# Intro and cute photo of my LGD puppy!



## iloveafarmer (Feb 23, 2008)

Hi,
I'm Judy and I have a 12 week old 3/4 Anatolian-1/4 Pyr LGD named Havva. Her herd is a bottle calf, 3 mini-LaMancha goats and 2 Shetland sheep so far. My husband went out the goat barn on his way in the house tonight and took this photo:








Havva and Rubeus are such good friends! 

We're new to the whole small livestock world, we've had Angus cattle for about 8 years that took care of themselves against coyotes and dogs, but my little ones needed more help. For a puppy, Havva is so mellow, and all her reactions to the livestock are spot-on what we want in an LGD. Very happy with this girl!


----------



## BarbadosSheep (Jun 27, 2011)

she is very, very cute! But do realize that she will be bad at some point.

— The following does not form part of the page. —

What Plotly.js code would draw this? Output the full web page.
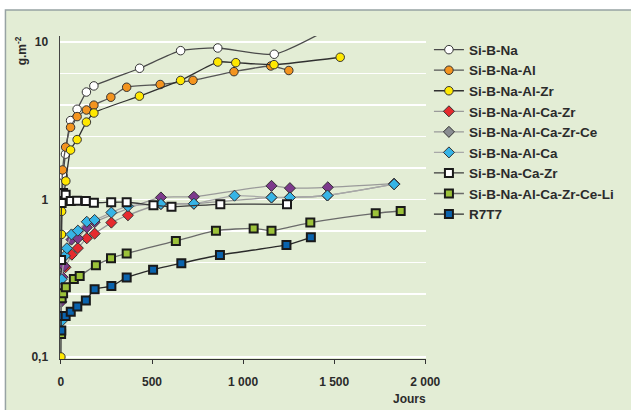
<!DOCTYPE html>
<html>
<head>
<meta charset="utf-8">
<script src="https://cdn.plot.ly/plotly-3.0.1.min.js"></script>
<style>html,body{margin:0;padding:0;background:#fff}#chart{width:631px;height:410px}</style>
</head>
<body>
<div id="chart"></div>
<script>
// ---- data (days, g.m-2) ----
const names = ['Si-B-Na','Si-B-Na-Al','Si-B-Na-Al-Zr','Si-B-Na-Al-Ca-Zr','Si-B-Na-Al-Ca-Zr-Ce','Si-B-Na-Al-Ca','Si-B-Na-Ca-Zr','Si-B-Na-Al-Ca-Zr-Ce-Li','R7T7'];

const xSiBNa = [0, 12, 25, 53, 89, 140, 181, 432, 657, 861, 1171, 1520];
const ySiBNa = [0.37, 1.41, 1.94, 3.17, 3.74, 4.81, 5.26, 6.81, 8.81, 9.16, 8.36, 13];

const xAl = [0, 9, 26, 53, 89, 140, 181, 274, 361, 545, 725, 950, 1152, 1251];
const yAl = [0.31, 1.54, 2.15, 2.87, 3.36, 3.70, 3.97, 4.46, 5.16, 5.37, 5.71, 6.48, 7.04, 6.59];

const xAlZr = [0, 3, 4, 27, 53, 89, 140, 181, 431, 657, 861, 960, 1170, 1533];
const yAlZr = [0.10, 0.60, 0.84, 1.31, 2.06, 2.40, 3.10, 3.54, 4.53, 5.70, 7.46, 7.39, 7.18, 8.0];

const xCaZr = [25, 60, 93, 142, 185, 277, 368, 549, 730, 1156, 1257, 1463, 1829];
const yCaZr = [0.371, 0.446, 0.491, 0.567, 0.607, 0.713, 0.794, 0.936, 0.94, 1.03, 1.03, 1.06, 1.25];

const xCe = [2, 9, 18, 58, 93, 142, 185, 549, 730, 1156, 1257, 1465, 1829];
const yCe = [0.224, 0.321, 0.378, 0.556, 0.567, 0.664, 0.717, 1.03, 1.04, 1.22, 1.18, 1.195, 1.26];

const xCa = [2, 4, 22, 33, 58, 93, 142, 185, 277, 368, 549, 730, 953, 1156, 1257, 1463, 1829];
const yCa = [0.168, 0.311, 0.438, 0.49, 0.60, 0.634, 0.722, 0.741, 0.826, 0.906, 0.936, 0.94, 1.057, 1.03, 1.03, 1.06, 1.25];

const xNaCaZr = [1, 4, 12, 26, 54, 89, 137, 181, 276, 361, 508, 607, 875, 1241];
const yNaCaZr = [0.413, 0.95, 1.10, 1.07, 0.978, 0.983, 0.978, 0.954, 0.96, 0.96, 0.919, 0.90, 0.932, 0.932];

const xLi = [1, 4, 12, 27, 71, 103, 192, 275, 361, 631, 851, 1058, 1156, 1369, 1728, 1865];
const yLi = [0.14, 0.236, 0.254, 0.277, 0.313, 0.327, 0.382, 0.423, 0.454, 0.545, 0.634, 0.655, 0.634, 0.713, 0.817, 0.845];

const xR7T7 = [2, 4, 26, 54, 90, 137, 185, 277, 361, 506, 661, 873, 1238, 1372];
const yR7T7 = [0.147, 0.182, 0.182, 0.194, 0.209, 0.228, 0.269, 0.282, 0.319, 0.358, 0.394, 0.444, 0.514, 0.575];

const xTickVals = [0, 500, 1000, 1500, 2000];
const xTickText = ['0', '500', '1 000', '1 500', '2 000'];
const yLabelVals = [0.1, 1, 10];
const yLabelText = ['0,1', '1', '10'];
const yGridVals = [0.1, 0.1585, 0.2512, 0.3981, 0.631, 1, 1.585, 2.512, 3.981, 6.31, 10];

// ---- styles ----
const FONT = 'Liberation Sans, Arial, sans-serif';
const TXT = '#2b2b2b';

function tr(name, x, y, sym, fill, lineCol, extra) {
  const t = {
    type: 'scatter', mode: 'lines+markers', name: name, x: x, y: y,
    line: {color: lineCol, width: 1.3, shape: 'spline', smoothing: 0.6},
    marker: {symbol: sym, color: fill, size: 8.5, line: {color: '#333', width: 1}},
    cliponaxis: true
  };
  return Object.assign(t, extra || {});
}

const sq = {color: '#1a1a1a', width: 2};

const traces = [
  tr(names[0], xSiBNa, ySiBNa, 'circle', '#ffffff', '#4a4a4a'),
  tr(names[1], xAl, yAl, 'circle', '#f3941f', '#555555'),
  tr(names[2], xAlZr, yAlZr, 'circle', '#ffe800', '#303030'),
  tr(names[3], xCaZr, yCaZr, 'diamond', '#e62a2e', '#9a9a9a'),
  // legend entry for the Ce series (grey in legend)
  {type: 'scatter', mode: 'lines+markers', name: names[4], x: [null], y: [null], legendgroup: 'ce',
   line: {color: '#9a9a9a', width: 1.3}, marker: {symbol: 'diamond', color: '#8a8d92', size: 8.5, line: {color: '#333', width: 1}}},
  tr(names[4], xCe, yCe, 'diamond', '#7d3a8c', '#9a9a9a', {showlegend: false, legendgroup: 'ce'}),
  tr(names[5], xCa, yCa, 'diamond', '#36b4e6', '#a8a8a8'),
  tr(names[6], xNaCaZr, yNaCaZr, 'square', '#ffffff', '#3a3a3a'),
  tr(names[7], xLi, yLi, 'square', '#9cc23a', '#6a6a6a'),
  tr(names[8], xR7T7, yR7T7, 'square', '#0a63ad', '#2a2a2a')
];
traces.forEach(t => { if (t.marker.symbol === 'square') { t.marker.line = sq; t.marker.size = 8; } });

const layout = {
  width: 631, height: 410,
  margin: {l: 60, r: 202, t: 36, b: 51, pad: 0},
  paper_bgcolor: '#ffffff',
  plot_bgcolor: '#d6dee4',
  font: {family: FONT, size: 12, color: TXT, weight: 'bold'},
  showlegend: true,
  legend: {x: 1.008, y: 1.005, xanchor: 'left', yanchor: 'top', bgcolor: 'rgba(0,0,0,0)',
           font: {family: FONT, size: 13.5, color: TXT, weight: 'bold'}, tracegroupgap: 0},
  xaxis: {
    range: [-5, 2004], tickmode: 'array', tickvals: xTickVals, ticktext: xTickText,
    showgrid: false, zeroline: false, showline: true, linecolor: '#333', linewidth: 1,
    ticks: 'outside', ticklen: 4, tickcolor: '#333', ticklabelstandoff: 8,
    tickfont: {family: FONT, size: 12, color: TXT, weight: 'bold'}
  },
  yaxis: {
    type: 'log', range: [-1.013, 1.038], tickmode: 'array', tickvals: yGridVals,
    ticktext: yGridVals.map(v => { const i = yLabelVals.findIndex(w => Math.abs(w - v) < 1e-6); return i >= 0 ? yLabelText[i] : ' '; }),
    showgrid: true, gridcolor: '#ffffff', gridwidth: 1.5, zeroline: false,
    showline: true, linecolor: '#444', linewidth: 1.5, ticks: '',
    ticklabelstandoff: 8,
    tickfont: {family: FONT, size: 12, color: TXT, weight: 'bold'}
  },
  yaxis2: {
    type: 'log', range: [-1.013, 1.038], overlaying: 'y', anchor: 'x', side: 'left',
    tickmode: 'array', tickvals: yLabelVals, showticklabels: false, showgrid: false,
    zeroline: false, showline: false, ticks: 'outside', ticklen: 4, tickcolor: '#333'
  },
  shapes: [
    {type: 'rect', xref: 'paper', yref: 'paper', layer: 'below',
     x0: (5 - 60) / 369, x1: (640 - 60) / 369, y0: (359 - 415) / 323, y1: (359 - 10) / 323,
     fillcolor: '#e3edd5', line: {color: '#97a3a3', width: 1.5}}
  ],
  annotations: [
    {text: 'g.m<sup>-2</sup>', xref: 'paper', yref: 'paper', x: (21 - 60) / 369, y: (359 - 51) / 323,
     xanchor: 'center', yanchor: 'middle', showarrow: false, textangle: -90,
     font: {family: FONT, size: 12, color: TXT, weight: 'bold'}},
    {text: 'Jours', xref: 'paper', yref: 'paper', x: (412 - 60) / 369, y: (359 - 399) / 323,
     xanchor: 'center', yanchor: 'middle', showarrow: false,
     font: {family: FONT, size: 12, color: TXT, weight: 'bold'}}
  ]
};

Plotly.newPlot('chart', traces, layout, {displayModeBar: false, staticPlot: true});
</script>
</body>
</html>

She is a LGD breed, but she has no adult LGD around to teach her what's an acceptable way to behave around stock. So the time will come (any time between now and 2 years old) when she decided that livestock is fun to chase. Don't give up on her, just realize it's probably going to happen and you will have to correct her....even possibly separate her until she learns the right way to act (with your supervision).


----------



## BarbadosSheep (Jun 27, 2011)

And whatever you do, do NOT let her be around lambing or kidding until she's at LEAST two. When you have a new lamb or kid take her in there on a leash and supervise closely.


----------



## Goat Servant (Oct 26, 2007)

Our best LGD is the same mix. Dep is unbelievably incredible. He is now about 4. During his 2nd kidding season he hepled clean off kids as they were born. unbeknownst to us the doe was in labor & we heard him snap at a lookie loo.


----------